Machining of titanium-based materials using the hybrid Mechano-Electrochemical Milling process

This research aims the investigation and development of a novel hybrid machining process, called “Mechano‑Electrochemical Milling” (MECM). The combination of milling and Electrochemical Machining (ECM) can extend the range of machinable materials and increase the performance of ECM. The considered materials in this research are titanium-based because of the typical interaction between ECM and titanium‑based materials. This interaction implies the formation of a passivating layer hindering the ECM process. The MECM process aims to remove the passivating layer mechanically in order to push ECM to its full potential.

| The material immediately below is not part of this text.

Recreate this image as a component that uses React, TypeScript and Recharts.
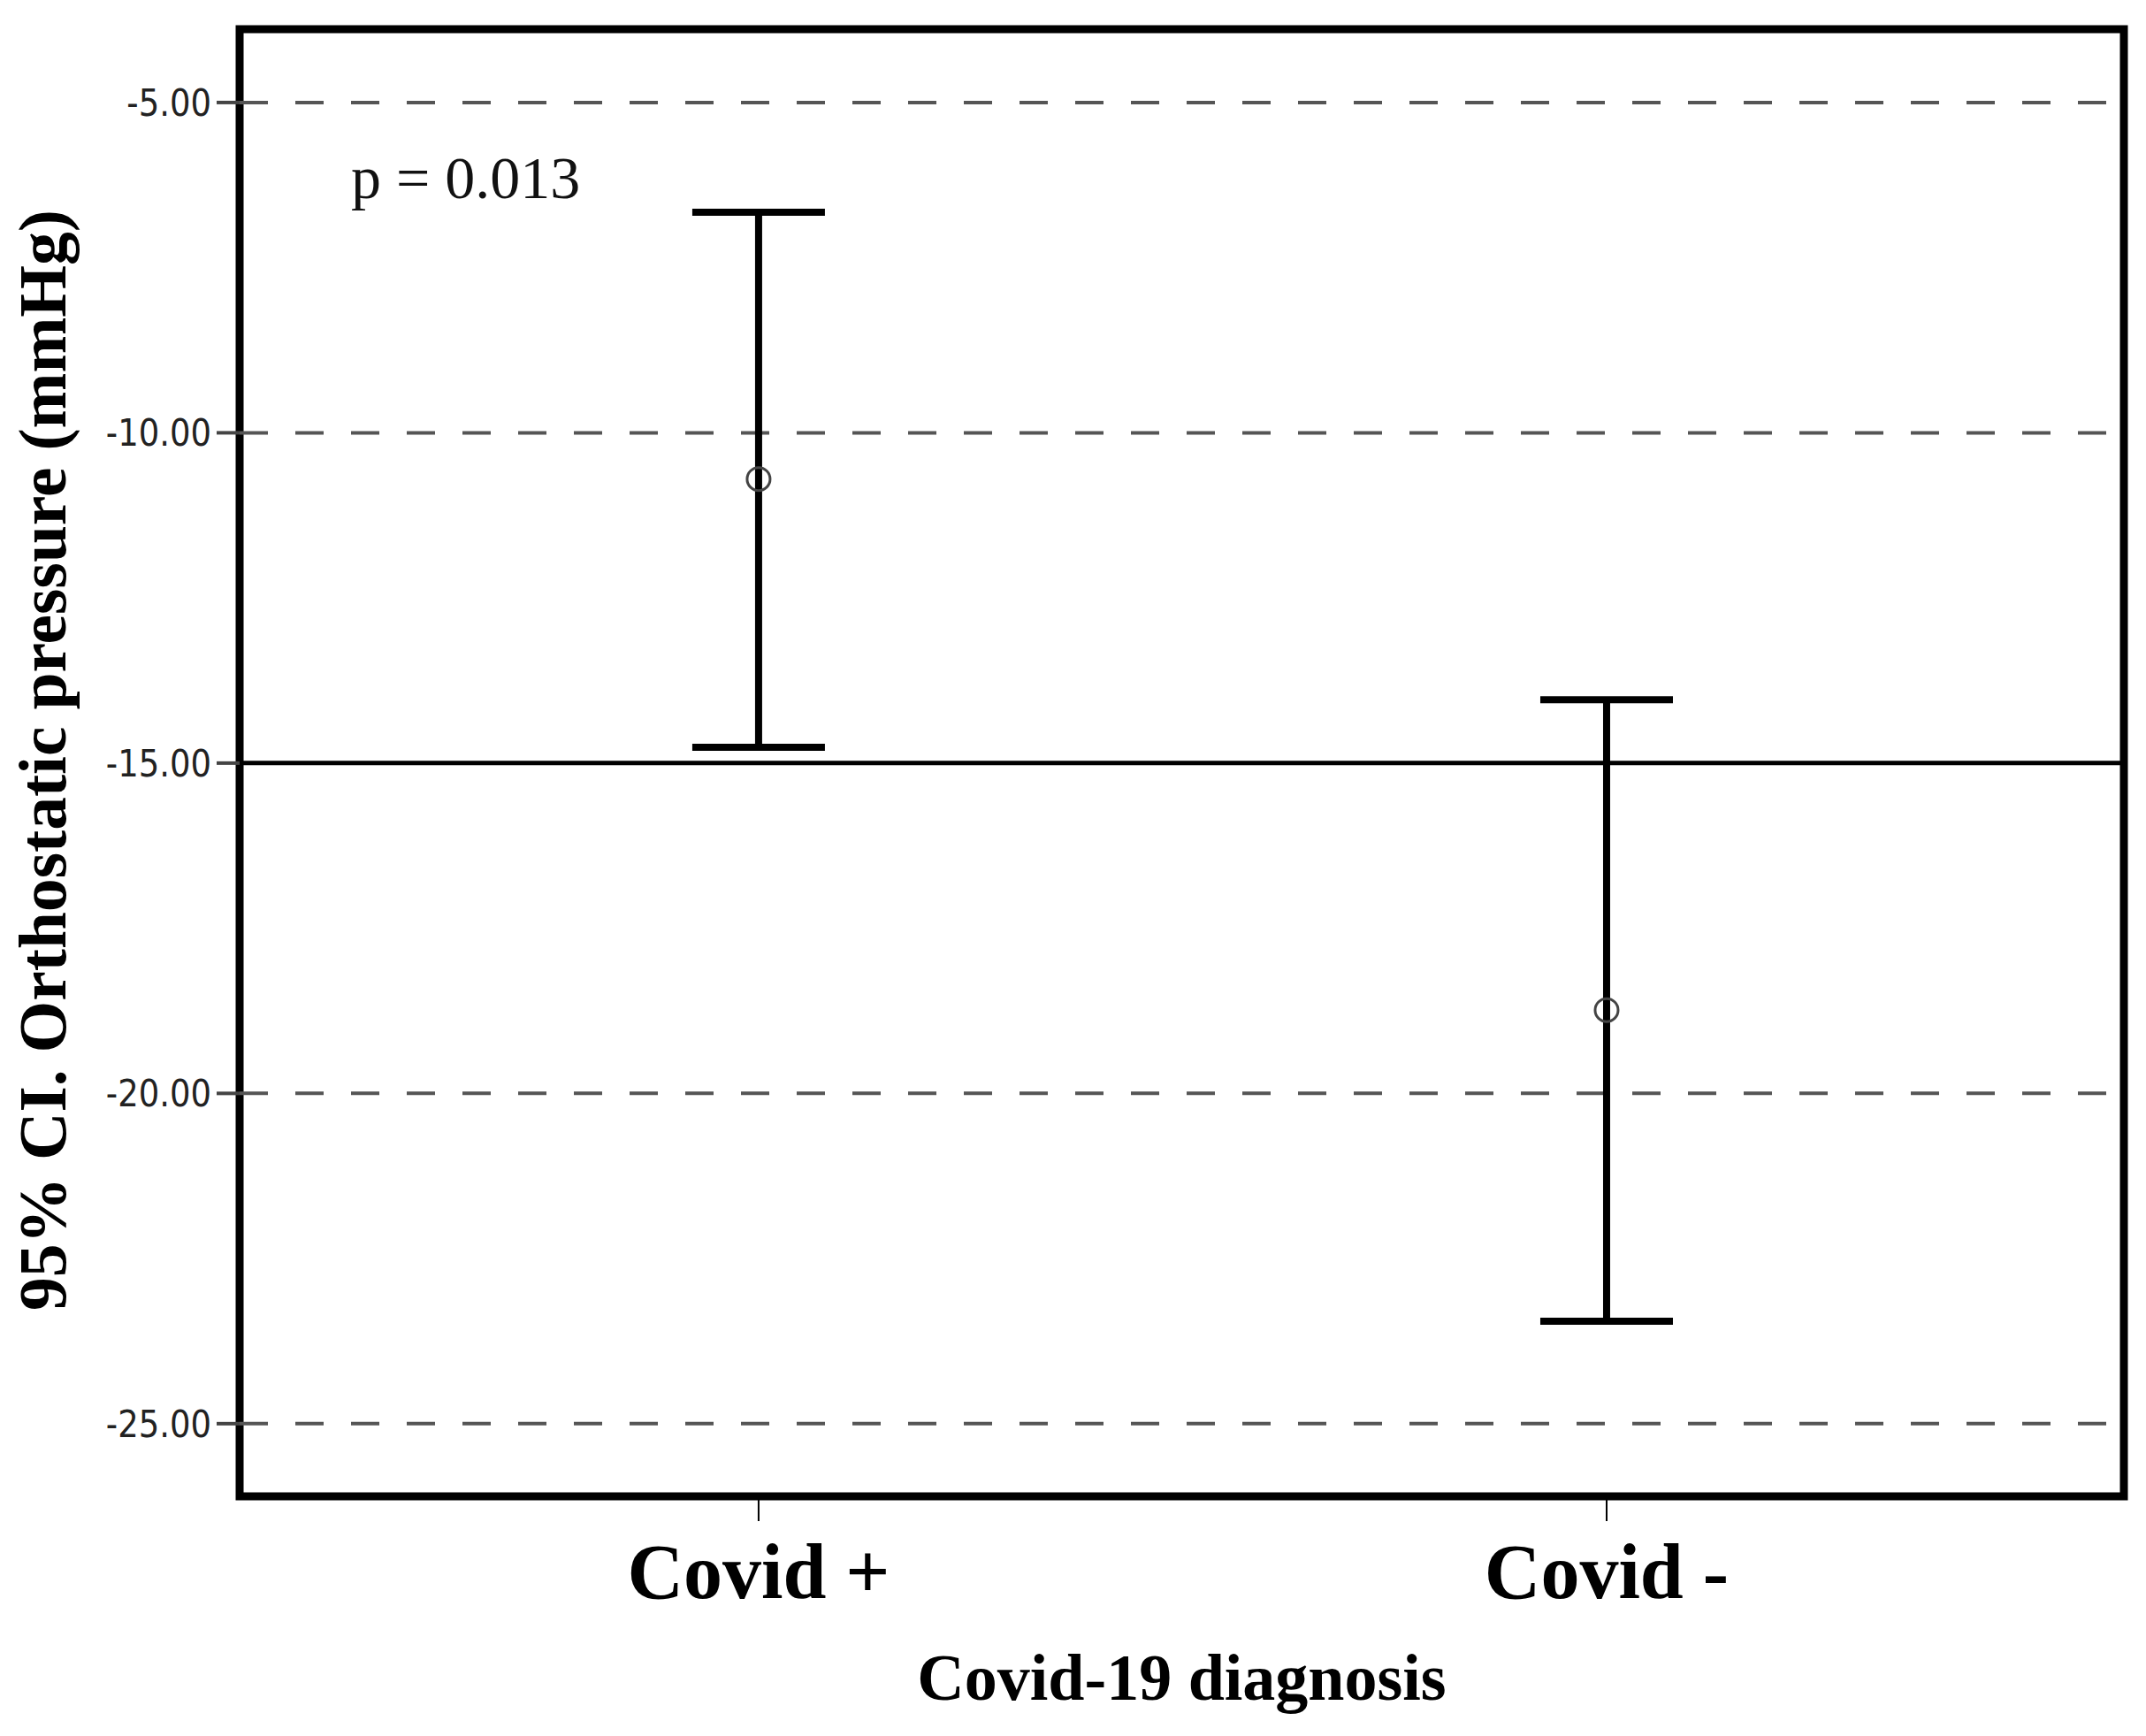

To enable detailed investigation of the up‑to‑now non‑existing process in order to get an in-depth understanding of the material‑process interaction in MECM, a new machining platform was developed in this research. The developed platform consists of: a mechanical system which enables positioning and rotation of the tool and workpiece, an electrical system which provides the electric current high enough to enable (M)ECM, and an electrolyte system which conditions and provides the electrolyte to the process. The MECM tool combines the electrochemical and mechanical process components and allows adjustment of the relation between those components.

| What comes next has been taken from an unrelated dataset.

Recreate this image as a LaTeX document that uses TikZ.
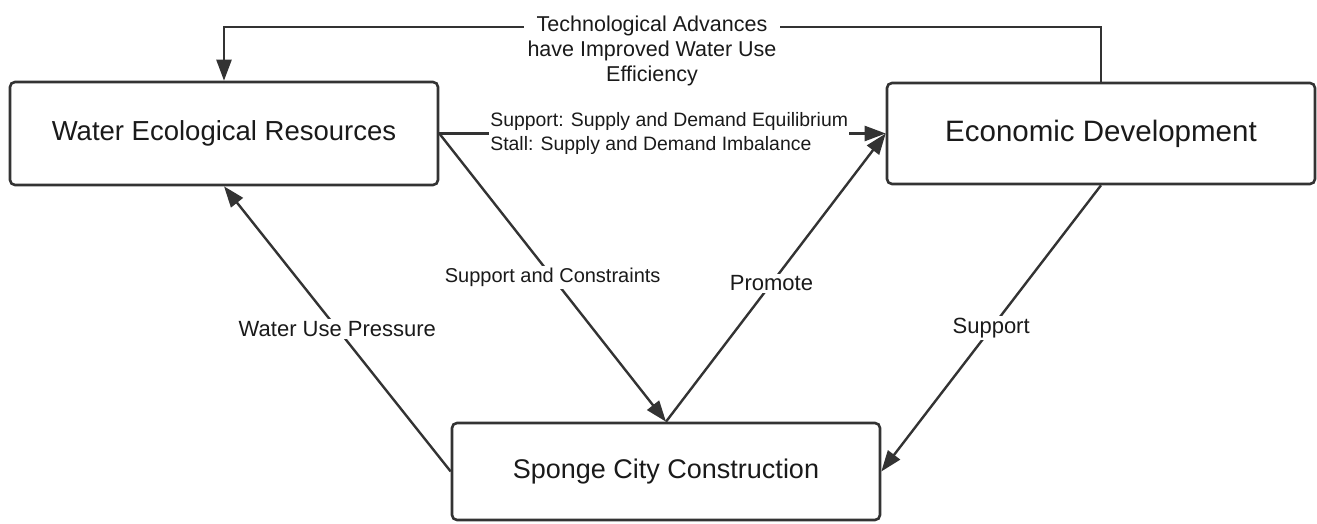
\documentclass[tikz,border=0pt]{standalone}
\usepackage{fontspec}
\setmainfont{Liberation Sans}
\usetikzlibrary{arrows.meta}
\definecolor{ink}{HTML}{333333}
\definecolor{txt}{HTML}{1A1A1A}
\tikzset{
  box/.style={draw=ink, line width=2.6pt, rounded corners=5pt, fill=white,
    minimum width=428pt, inner sep=0pt, text=txt},
  arr/.style={draw=ink, line width=2.4pt, -{Triangle[length=21pt,width=15pt]}},
  lbl/.style={fill=white, inner sep=2pt, text=txt, font=\fontsize{22}{26}\selectfont},
}
\begin{document}
\begin{tikzpicture}[x=1pt,y=1pt]
\useasboundingbox (0,0) rectangle (1317,524);
\node[box, minimum height=103pt, font=\fontsize{27.5}{32}\selectfont] (A) at (224,390.5) {Water Ecological Resources};
\node[box, minimum height=101pt, font=\fontsize{29.5}{34}\selectfont] (B) at (1101,390.5) {Economic Development};
\node[box, minimum height=97pt, font=\fontsize{27}{32}\selectfont] (C) at (666,52.5) {Sponge City Construction};
\coordinate (topR) at (1101,497);
\draw[arr] (B.north) -- (topR) -| (A.north);
\node[lbl, align=center, inner sep=4pt, font=\fontsize{21.5}{25}\selectfont] (tl) at (652,473) {Technological Advances\\have Improved Water Use\\Efficiency};
\draw[arr] (C.west) -- node[lbl] {Water Use Pressure} (A.south);
\draw[arr] (A.east) -- node[lbl, font=\fontsize{20}{24}\selectfont] {Support and Constraints} (C.north);
\draw[arr] (C.north) -- node[lbl, pos=0.48] {Promote} (B.west);
\draw[arr] (A.east) -- node[lbl, pos=0.515, align=left, inner sep=1pt, font=\fontsize{19.4}{24}\selectfont] {Support: Supply and Demand Equilibrium\\Stall: Supply and Demand Imbalance} (B.west);
\draw[arr] (B.south) -- node[lbl] {Support} (C.east);
\end{tikzpicture}
\end{document}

In the investigation, two simultaneous process mechanisms, mechanical and electrochemical, have been identified. An increase of the material removal rate up to 11 % has been observed for MECM compared to pure ECM on the same platform, and both the shape of the machined geometry and the removal rate were found to be more consistent for MECM compared to ECM. In contrast with the promising results on material removal rate and shape geometry, ECM and MECM with the MECM tool did result in high roughness values of 3 µm Ra or more.

Although the current implementation of MECM shows some potential drawbacks when looking purely at the process stability of the electrochemical component, overall, the process output seems to be rather positively impacted by MECM compared to ECM. The detection of some specific weaknesses during this investigation offers clear opportunities to improve the MECM behaviour and, potentially, to improve the MECM results as well. Therefore, setting the first (small) steps in the development and investigation of the MECM process, paving the road for further improvement of the process and more extensive research on the process-material interaction, is probably the largest achievement of the work described in this dissertation.